JOHNSON CITY, TN (WJHL) – The firefighter who sparked an internal investigation into Johnson City’s fire chief last year also filed a discrimination complaint with the Equal Employment Opportunity Commission.
Lt. Tommy Verran and other firefighters interviewed during that investigation said the chief called them unpromotable because of their age. The internal investigator did not find evidence to suggest the chief used age to influence the promotional process, but firefighters said in a 2014 leadership meeting the chief wrote the names of several firefighters who were within five years of retirement on a white board and called them “unpromotable.”
“I believe I was discriminated along with these other gentlemen,” Lt. Verran said during his interview with the internal investigator.
According to Lt. Verran, he filled his EEOC complaint in October 2015, saying he never got a fair shake at a captain’s promotion because “he would retire within the next five years.”
He and others specifically recalled one meeting held by Fire Chief Mark Scott.
“He put our names on the board, the older guys and said, ‘I’m writing you off,'” Lt. Rick Arnold said.
“We was unpromotable,” Lt. Eric Hyder said of the chief’s words. “That we was no use to him.”
“I don’t think that was appropriate,” Capt. Jason Powell said. “At the least, it was a very poor decision on his behalf to use those words and to separate the group that way.”
Several firefighters were at that meeting, including the two men who currently serve as his assistant chiefs. Both said they thought the chief’s intent was to emphasize the need for the department to come up with a succession plan, but they said neither of their names were on the board. If it were different, they said they’d understand the others’ frustration.

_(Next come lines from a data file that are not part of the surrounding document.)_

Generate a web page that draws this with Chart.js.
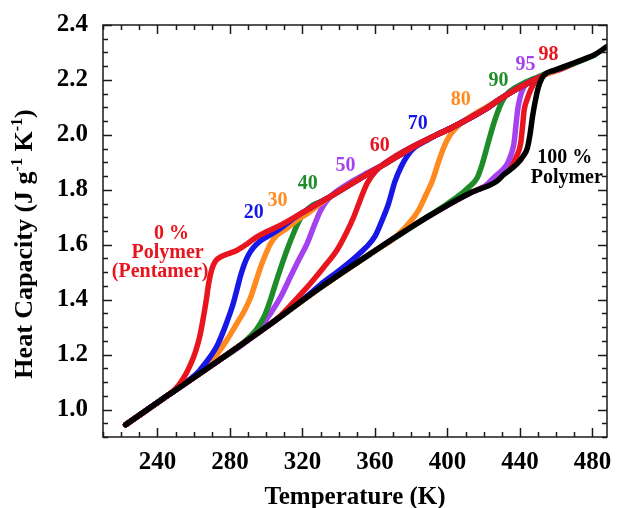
<!DOCTYPE html>
<html><head><meta charset="utf-8">
<script src="https://cdn.jsdelivr.net/npm/chart.js@4/dist/chart.umd.min.js"></script>
<style>html,body{margin:0;padding:0;background:#fff;}canvas{display:block;}</style>
</head><body>
<canvas id="c" width="622" height="508"></canvas>
<script>
// ---- axis ticks ----
const xTickLabels = [240, 280, 320, 360, 400, 440, 480];
const yTickLabels = [1.0, 1.2, 1.4, 1.6, 1.8, 2.0, 2.2, 2.4];

// ---- series values [T (K), Cp (J g-1 K-1)] ----
const p100 = [[222.5,0.945],[245,1.048],[273,1.175],[301,1.305],[329,1.44],[357,1.565],[385,1.685],[413,1.79],[427,1.83],[431,1.855],[438.5,1.895],[442,1.925],[444,1.95],[445.5,2.0],[447,2.07],[448.5,2.125],[450,2.17],[452,2.205],[454,2.222],[459,2.235],[467,2.255],[475,2.275],[482,2.295],[487.5,2.32]];
const p0 = [[222.5,0.945],[245,1.048],[250,1.075],[254,1.11],[258,1.16],[261,1.21],[263.5,1.27],[265.5,1.34],[267,1.40],[268.3,1.46],[270,1.51],[272,1.54],[275,1.556],[279,1.567],[284,1.58],[289.5,1.603],[294,1.625],[300.5,1.648],[309,1.675],[326,1.74],[339,1.79],[354,1.85],[367,1.90],[381,1.955],[394,2.0],[402,2.025],[420,2.09],[429,2.13],[439,2.17],[451,2.21]];
const p20 = [[222.5,0.945],[245,1.048],[259,1.115],[263,1.14],[266,1.165],[270,1.2],[273.5,1.24],[276.7,1.29],[279.5,1.34],[282,1.39],[284,1.44],[286,1.49],[288,1.53],[290,1.56],[293,1.59],[297,1.615],[302,1.635],[308,1.66],[316,1.70],[326,1.74],[339,1.79],[354,1.85],[367,1.90],[381,1.955],[394,2.0],[402,2.025],[420,2.09],[429,2.13],[439,2.17],[451,2.21]];
const p30 = [[222.5,0.945],[245,1.048],[259,1.115],[265,1.145],[271,1.185],[278,1.25],[284,1.315],[288,1.36],[291.5,1.41],[294.5,1.47],[297,1.52],[300,1.57],[302.5,1.605],[306,1.635],[311.5,1.66],[317,1.69],[323,1.715],[330,1.75],[339,1.79],[354,1.85],[367,1.90],[381,1.955],[394,2.0],[402,2.025],[420,2.09],[429,2.13],[439,2.17],[451,2.21]];
const p40 = [[222.5,0.945],[245,1.048],[273,1.175],[280,1.205],[286,1.235],[291,1.265],[295,1.295],[299,1.34],[302.4,1.40],[305,1.455],[308.5,1.525],[312,1.59],[315,1.64],[318,1.685],[321.5,1.72],[326,1.745],[333,1.765],[339,1.79],[354,1.85],[367,1.90],[381,1.955],[394,2.0],[402,2.025],[420,2.09],[429,2.13],[439,2.17],[451,2.21]];
const p50 = [[222.5,0.945],[245,1.048],[273,1.175],[287,1.237],[293,1.27],[298,1.31],[302.4,1.35],[308,1.41],[313.5,1.485],[318,1.545],[322.7,1.606],[326.5,1.67],[330,1.725],[334,1.765],[339,1.795],[346,1.825],[354,1.855],[367,1.90],[381,1.955],[394,2.0],[402,2.025],[420,2.09],[429,2.13],[439,2.17],[451,2.21]];
const p60 = [[222.5,0.945],[245,1.048],[273,1.175],[301,1.305],[306,1.33],[310,1.355],[317,1.405],[324.5,1.46],[332,1.52],[339,1.58],[344,1.64],[348.4,1.703],[352,1.765],[355.7,1.824],[360,1.865],[365,1.895],[372,1.925],[380,1.955],[394,2.0],[402,2.025],[420,2.09],[429,2.13],[439,2.17],[451,2.21]];
const p70 = [[222.5,0.945],[245,1.048],[273,1.175],[301,1.305],[315,1.375],[322,1.41],[330,1.455],[340,1.505],[348.4,1.55],[355,1.59],[360,1.63],[364,1.69],[367.5,1.75],[371,1.83],[374.5,1.885],[378,1.925],[382,1.955],[388,1.978],[394,2.0],[402,2.025],[420,2.09],[429,2.13],[439,2.17],[451,2.21]];
const p80 = [[222.5,0.945],[245,1.048],[273,1.175],[301,1.305],[329,1.44],[357,1.565],[364,1.595],[369,1.615],[373,1.638],[379,1.68],[384,1.725],[388,1.78],[391.5,1.83],[394.5,1.89],[398,1.955],[401,1.995],[405.5,2.03],[411,2.06],[418.5,2.09],[429,2.13],[439,2.17],[451,2.21],[460,2.235]];
const p90 = [[222.5,0.945],[245,1.048],[273,1.175],[301,1.305],[329,1.44],[357,1.565],[385,1.685],[399,1.745],[405.5,1.775],[411,1.805],[416.5,1.845],[419,1.89],[422,1.96],[425,2.03],[427.5,2.08],[430,2.12],[433,2.15],[437,2.17],[442,2.188],[449.6,2.21],[459,2.235],[470,2.26],[481,2.29]];
const p95 = [[222.5,0.945],[245,1.048],[273,1.175],[301,1.305],[329,1.44],[357,1.565],[385,1.685],[413,1.79],[420,1.81],[425.7,1.845],[430,1.87],[433,1.895],[435.2,1.93],[436.7,1.97],[437.7,2.03],[438.7,2.09],[440.2,2.14],[442.2,2.175],[447.8,2.2],[454,2.22],[462,2.24]];
const p98 = [[222.5,0.945],[245,1.048],[273,1.175],[301,1.305],[329,1.44],[357,1.565],[385,1.685],[413,1.79],[420,1.81],[427,1.835],[431,1.86],[435,1.885],[438,1.92],[440.4,1.97],[441.4,2.03],[442.3,2.09],[444,2.13],[445.9,2.164],[449.6,2.205],[456,2.225],[463,2.24],[470,2.26]];

// ---- in-plot labels [text, T, Cp, colour key] ----
const labelTexts = ['0 %','Polymer','(Pentamer)','20','30','40','50','60','70','80','90','95','98','100 %','Polymer'];
const labelT     = [247.8, 245.6, 241.5, 293.1, 306.3, 322.9, 343.8, 362.6, 383.6, 407.3, 428.2, 443.1, 455.8, 464.7, 465.8];
const labelCp    = [1.64, 1.571, 1.502, 1.716, 1.76, 1.822, 1.887, 1.96, 2.04, 2.127, 2.196, 2.255, 2.291, 1.916, 1.844];
const labelColor = ['red','red','red','blue','orange','green','purple','red','blue','orange','green','purple','red','black','black'];

const COL = {red:'#e8151f', blue:'#1717e6', orange:'#ff8a1f', green:'#1f8c2a', purple:'#a542f0', black:'#000000'};
const SERIF = "'Liberation Serif','Times New Roman',serif";

const seriesList = [
  ['100 %', p100, 'black'],
  ['0 %', p0, 'red'],
  ['20 %', p20, 'blue'],
  ['60 %', p60, 'red'],
  ['70 %', p70, 'blue'],
  ['30 %', p30, 'orange'],
  ['40 %', p40, 'green'],
  ['50 %', p50, 'purple'],
  ['80 %', p80, 'orange'],
  ['90 %', p90, 'green'],
  ['95 %', p95, 'purple'],
  ['98 %', p98, 'red']
];

const datasets = seriesList.map(([name, pts, c]) => ({
  label: name,
  data: pts.map(p => ({x: p[0], y: p[1]})),
  borderColor: COL[c],
  backgroundColor: COL[c],
  borderWidth: 5.5,
  pointRadius: 0,
  showLine: true,
  fill: false,
  cubicInterpolationMode: 'monotone',
  borderCapStyle: 'round',
  borderJoinStyle: 'round'
}));

const frameTicks = {
  id: 'frameTicks',
  afterDraw(chart) {
    const {ctx, chartArea: a, scales: {x, y}} = chart;
    ctx.save();
    ctx.strokeStyle = '#1a1a1a';
    ctx.lineWidth = 1.5;
    ctx.strokeRect(a.left, a.top, a.right - a.left, a.bottom - a.top);
    ctx.beginPath();
    for (let v = Math.ceil(x.min / 10) * 10; v <= x.max + 1e-9; v += 10) {
      const px = Math.round(x.getPixelForValue(v)) + 0.5;
      const L = (v % 40 === 0) ? 9 : 5;
      ctx.moveTo(px, a.bottom); ctx.lineTo(px, a.bottom - L);
      ctx.moveTo(px, a.top); ctx.lineTo(px, a.top + L);
    }
    for (let i = Math.ceil(y.min / 0.05 - 1e-6); i * 0.05 <= y.max + 1e-9; i++) {
      const v = i * 0.05;
      const py = Math.round(y.getPixelForValue(v)) + 0.5;
      const L = (i % 4 === 0) ? 9 : 5;
      ctx.moveTo(a.left, py); ctx.lineTo(a.left + L, py);
      ctx.moveTo(a.right, py); ctx.lineTo(a.right - L, py);
    }
    ctx.stroke();
    ctx.restore();
  }
};

const textLabels = {
  id: 'textLabels',
  afterDatasetsDraw(chart) {
    const {ctx, scales: {x, y}} = chart;
    ctx.save();
    ctx.font = 'bold 20px ' + SERIF;
    ctx.textAlign = 'center';
    ctx.textBaseline = 'middle';
    labelTexts.forEach((t, i) => {
      ctx.fillStyle = COL[labelColor[i]];
      ctx.fillText(t, x.getPixelForValue(labelT[i]), y.getPixelForValue(labelCp[i]));
    });
    ctx.restore();
  }
};

const yTitle = {
  id: 'yTitle',
  afterDraw(chart) {
    const {ctx, chartArea: a} = chart;
    const runs = [
      ['Heat Capacity (J g', 26, 0],
      ['-1', 16, 10],
      [' K', 26, 0],
      ['-1', 16, 10],
      [')', 26, 0]
    ];
    ctx.save();
    let total = 0;
    runs.forEach(r => { ctx.font = 'bold ' + r[1] + 'px ' + SERIF; r.push(ctx.measureText(r[0]).width); total += r[3]; });
    ctx.translate(32, (a.top + a.bottom) / 2 + 13);
    ctx.rotate(-Math.PI / 2);
    ctx.fillStyle = '#000';
    ctx.textBaseline = 'alphabetic';
    ctx.textAlign = 'left';
    let cx = -total / 2;
    runs.forEach(r => {
      ctx.font = 'bold ' + r[1] + 'px ' + SERIF;
      ctx.fillText(r[0], cx, -r[2]);
      cx += r[3];
    });
    ctx.restore();
  }
};

const zeroPad = s => { s.paddingTop = 0; s.paddingBottom = 0; s.paddingLeft = 0; s.paddingRight = 0; };

new Chart(document.getElementById('c'), {
  type: 'scatter',
  data: {datasets},
  options: {
    responsive: false,
    animation: false,
    devicePixelRatio: 1,
    layout: {padding: {top: 25, right: 15, left: 0, bottom: 0}},
    plugins: {legend: {display: false}, tooltip: {enabled: false}, title: {display: false}},
    scales: {
      x: {
        type: 'linear', min: 210, max: 488,
        grid: {display: false, drawTicks: false},
        border: {display: false},
        afterBuildTicks: s => { s.ticks = xTickLabels.map(v => ({value: v})); },
        afterFit: s => { s.height = 71; zeroPad(s); },
        ticks: {
          autoSkip: false, maxRotation: 0, padding: 11, color: '#000',
          font: {family: SERIF, size: 25, weight: 'bold', lineHeight: 1.2},
          callback: v => String(v)
        },
        title: {
          display: true, text: 'Temperature (K)', color: '#000',
          font: {family: SERIF, size: 25, weight: 'bold', lineHeight: 0.84},
          padding: {top: 0, bottom: 0}
        }
      },
      y: {
        type: 'linear', min: 0.9, max: 2.4,
        grid: {display: false, drawTicks: false},
        border: {display: false},
        afterBuildTicks: s => { s.ticks = yTickLabels.map(v => ({value: v})); },
        afterFit: s => { s.width = 103; zeroPad(s); },
        ticks: {
          autoSkip: false, padding: 15, color: '#000',
          font: {family: SERIF, size: 25, weight: 'bold'},
          callback: v => Number(v).toFixed(1)
        }
      }
    }
  },
  plugins: [frameTicks, textLabels, yTitle]
});
</script>
</body></html>
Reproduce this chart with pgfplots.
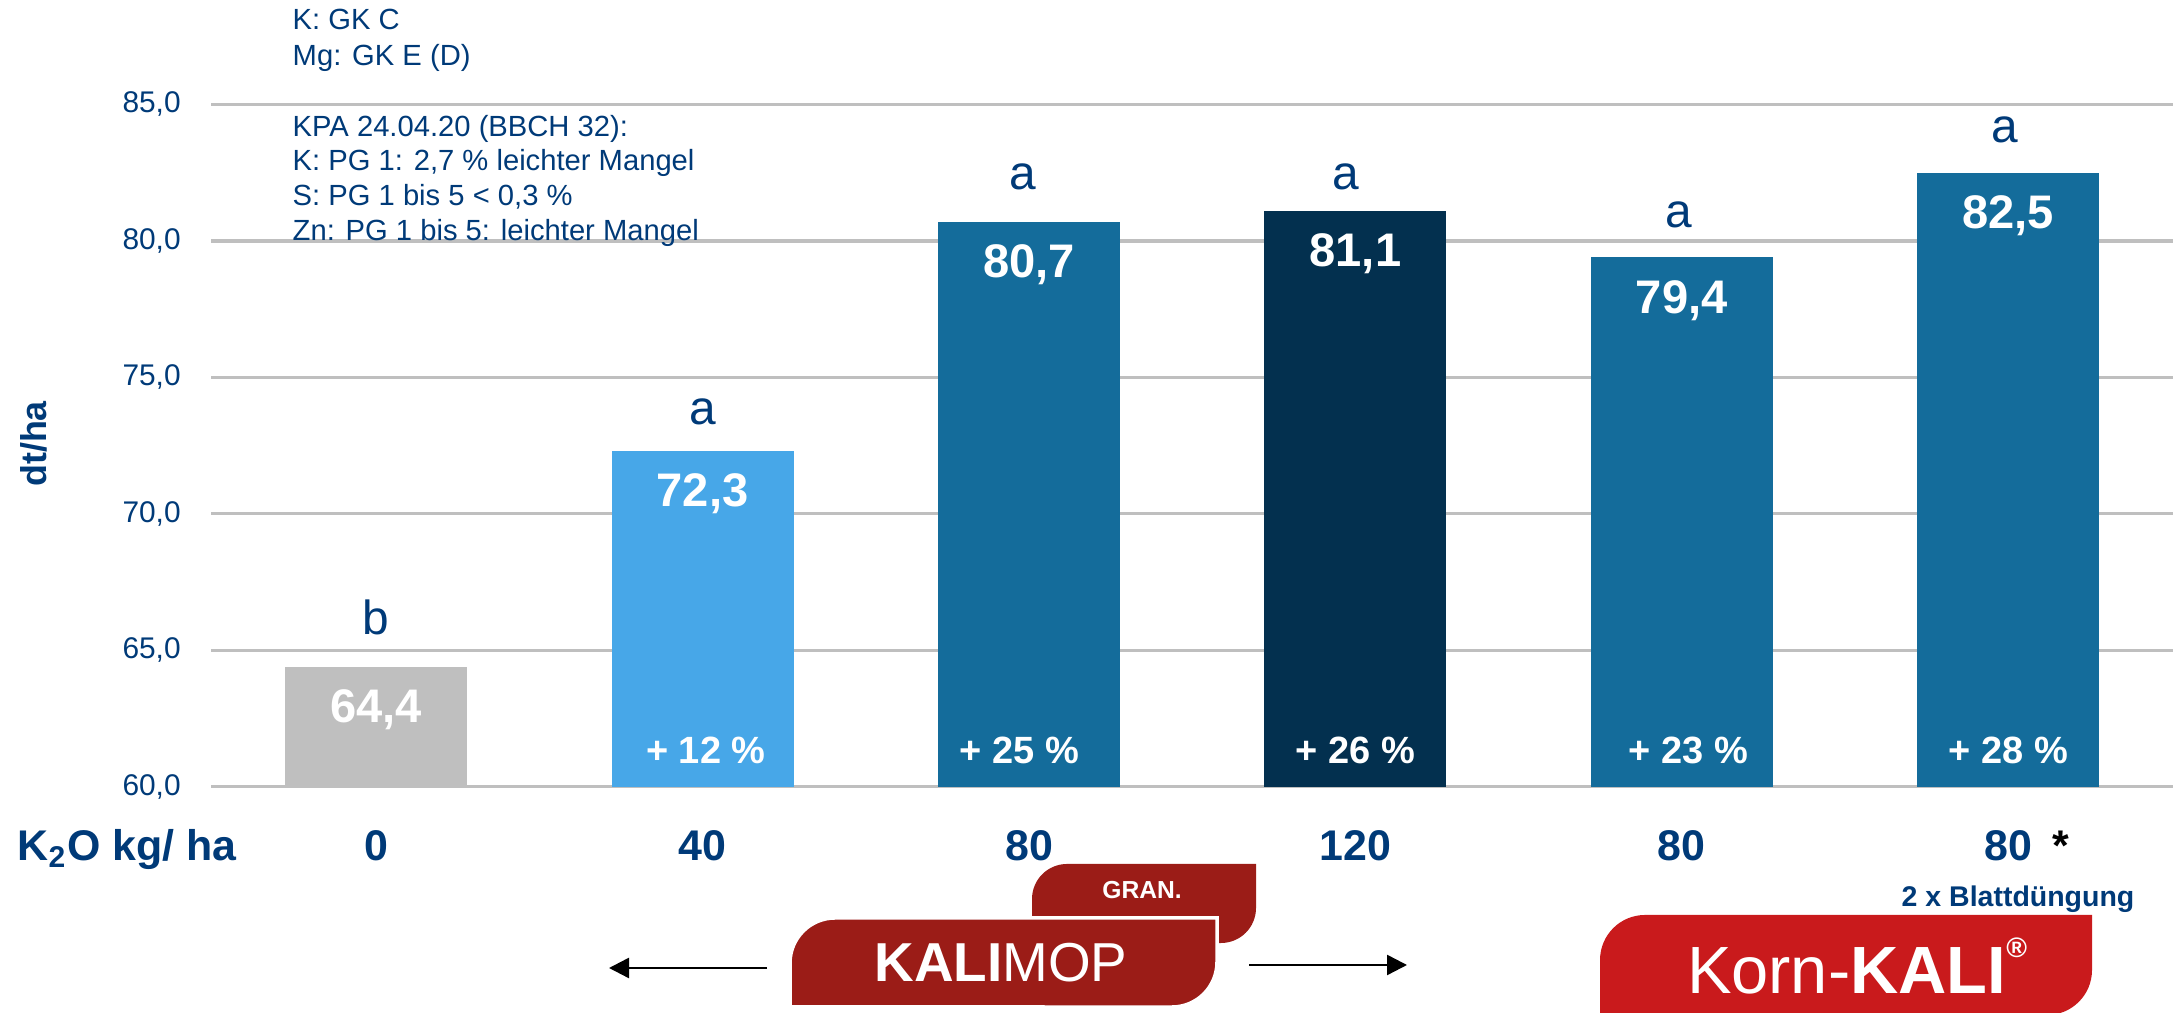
\documentclass[border=0pt]{standalone}
\usepackage{pgfplots}
\pgfplotsset{compat=1.18}
\usepackage{fontspec}
\setmainfont{Liberation Sans}
\usetikzlibrary{arrows.meta}
\definecolor{navy}{HTML}{003A78}
\definecolor{gridgray}{HTML}{BFBFBF}
\definecolor{barlight}{HTML}{47A7E8}
\definecolor{barmid}{HTML}{146C9B}
\definecolor{bardark}{HTML}{03304F}
\definecolor{mopred}{HTML}{9B1C17}
\definecolor{kornred}{HTML}{C91A1C}
\newcommand\fs[1]{\fontsize{#1}{#1}\selectfont}
\pgfplotsset{
  vals/.style={ybar, bar width=1.82cm, bar shift=0pt, draw=none,
    nodes near coords={\pgfmathprintnumber[fixed,fixed zerofill,precision=1,use comma,assume math mode=true]{\pgfplotspointmeta}},
    every node near coord/.append style={anchor=center, yshift=-0.43cm, text=white, font=\bfseries\fs{13.4}}},
  notes/.style={draw=none, mark=none, nodes near coords, point meta=explicit symbolic},
}
\begin{document}
\begin{tikzpicture}[x=0.01cm, y=0.01cm]
\useasboundingbox (0,0) rectangle (2173,1013);
\begin{axis}[
  at={(2.11cm,2.26cm)}, anchor=south west,
  scale only axis, width=19.62cm, height=6.82cm,
  xmin=-0.506, xmax=5.509, ymin=60, ymax=85,
  ytick={60,65,70,75,80,85},
  xtick={0,1,2,3,4,5}, xticklabels={0,40,80,120,80,80},
  axis line style={draw=none},
  major tick length=0pt, xtick style={draw=none}, ytick style={draw=none},
  ymajorgrids, grid style={draw=gridgray, line width=0.9pt},
  /pgf/number format/assume math mode=true,
  yticklabel style={text=navy, font=\fs{8.5}, xshift=-0.18cm,
    /pgf/number format/fixed, /pgf/number format/fixed zerofill,
    /pgf/number format/precision=1, /pgf/number format/use comma},
  xticklabel style={text=navy, font=\bfseries\fs{12.2}, anchor=base, yshift=-0.74cm},
  clip=false,
]
\addplot[vals, fill=gridgray] coordinates {(0,64.4)};
\addplot[vals, fill=barlight] coordinates {(1,72.3)};
\addplot[vals, fill=barmid] coordinates {(2,80.7)};
\addplot[vals, fill=bardark] coordinates {(3,81.1)};
\addplot[vals, fill=barmid] coordinates {(4,79.4)};
\addplot[vals, fill=barmid] coordinates {(5,82.5)};
% significance letters (label positions)
\addplot[notes, every node near coord/.append style={anchor=center, text=navy, font=\fs{13.6}}]
  coordinates {(0,66.19)[b] (1,73.75)[a] (1.98,82.36)[a] (2.97,82.36)[a] (3.99,80.97)[a] (4.99,84.07)[a]};
% relative gain
\addplot[notes, every node near coord/.append style={anchor=center, text=white, font=\bfseries\fs{10.8}}]
  coordinates {(1.01,61.35)[+ 12 \%] (1.97,61.35)[+ 25 \%] (3,61.35)[+ 26 \%] (4.02,61.35)[+ 23 \%] (5,61.35)[+ 28 \%]};
\end{axis}

% notes top left
\begin{scope}[every node/.style={anchor=base west, text=navy, font=\fs{8.3}, inner sep=0pt}]
\node at (292,983) {K: GK C};
\node at (292,947) {Mg: GK E (D)};
\node at (292,876) {KPA 24.04.20 (BBCH 32):};
\node at (292,842) {K: PG 1: 2,7 \% leichter Mangel};
\node at (292,807) {S: PG 1 bis 5 < 0,3 \%};
\node at (292,772) {Zn: PG 1 bis 5: leichter Mangel};
\end{scope}

\node[rotate=90, text=navy, font=\bfseries\fs{10.2}] at (34,569) {dt/ha};
\node[anchor=base west, inner sep=0pt, text=navy, font=\bfseries\fs{12.2}] at (17,152) {K\textsubscript{2}O kg/ ha};
\node[anchor=base, inner sep=0pt, font=\bfseries\fs{12.2}] at (2061,152) {*};
\node[anchor=base, inner sep=0pt, text=navy, font=\bfseries\fs{8.1}] at (2018,106) {2 x Blattdüngung};

% KALIMOP GRAN. logo
\fill[mopred] (1032,70) -- (1032,114) arc[start angle=180, end angle=90, radius=0.35cm]
  -- (1256,149) -- (1256,105) arc[start angle=0, end angle=-90, radius=0.35cm] -- cycle;
\node[text=white, font=\bfseries\fs{7}] at (1142,123) {GRAN.};
\filldraw[fill=mopred, draw=white, line width=1pt] (790,6) -- (790,50) arc[start angle=180, end angle=90, radius=0.45cm]
  -- (1217,95) -- (1217,51) arc[start angle=0, end angle=-90, radius=0.45cm] -- cycle;
\node[text=white, font=\fs{15.6}] at (1001,50) {\textbf{KALI}MOP};
\draw[line width=0.7pt, -{Triangle[length=0.2cm,width=0.2cm]}] (767,45) -- (609,45);
\draw[line width=0.7pt, -{Triangle[length=0.2cm,width=0.2cm]}] (1249,48) -- (1407,48);

% Korn-KALI logo
\fill[kornred] (1600,-5) -- (1600,53) arc[start angle=180, end angle=90, radius=0.45cm]
  -- (2092,98) -- (2092,43) arc[start angle=0, end angle=-90, radius=0.45cm] -- (1600,-2) -- cycle;
\node[text=white, font=\fs{19}] at (1857,47) {Korn-\textbf{KALI}\raisebox{0.55em}{\bfseries\fs{8}®}};
\end{tikzpicture}
\end{document}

“I told Chief Williams, ‘I can’t believe he said that,'” Assistant Fire Chief Jerome Palmer said. “I said that was a bad example.”
In his conversation with the internal investigator Chief Scott denied part of the allegation and said firefighters took his comments out of context. The chief said he even put his own name on that board and helped promote one of the people.
“I never ever said that they were unpromotable,” the chief said. “I was explaining that succession planning, we needed to be preparing people to move up, that we were moving out.”
Johnson City City Manager Pete Peterson told us it’s common for an organization of a thousand employees to receive a few EEOC complaints every year. He told us he’s not overly concerned.
“We have received an EEOC complaint and the response has been filed back,” Peterson said. “I feel more comfortable with this particular complaint than most other complaints that we receive.”
Capt. Steve Weaver told the internal investigator during the meeting in question the chief was trying to convey that the department would soon lose a lot of experience, but he also told the investigator something else.
“I’ve heard behind closed doors from Chief Scott’s mouth that they need to ‘get the f*** out of here, they’re too old to be doing this job'” Capt. Weaver said.
The internal investigation did not substantiate harassment or discrimination. However, the investigator did say the firefighters might have received the chief’s comments better if he hadn’t put their names on the board.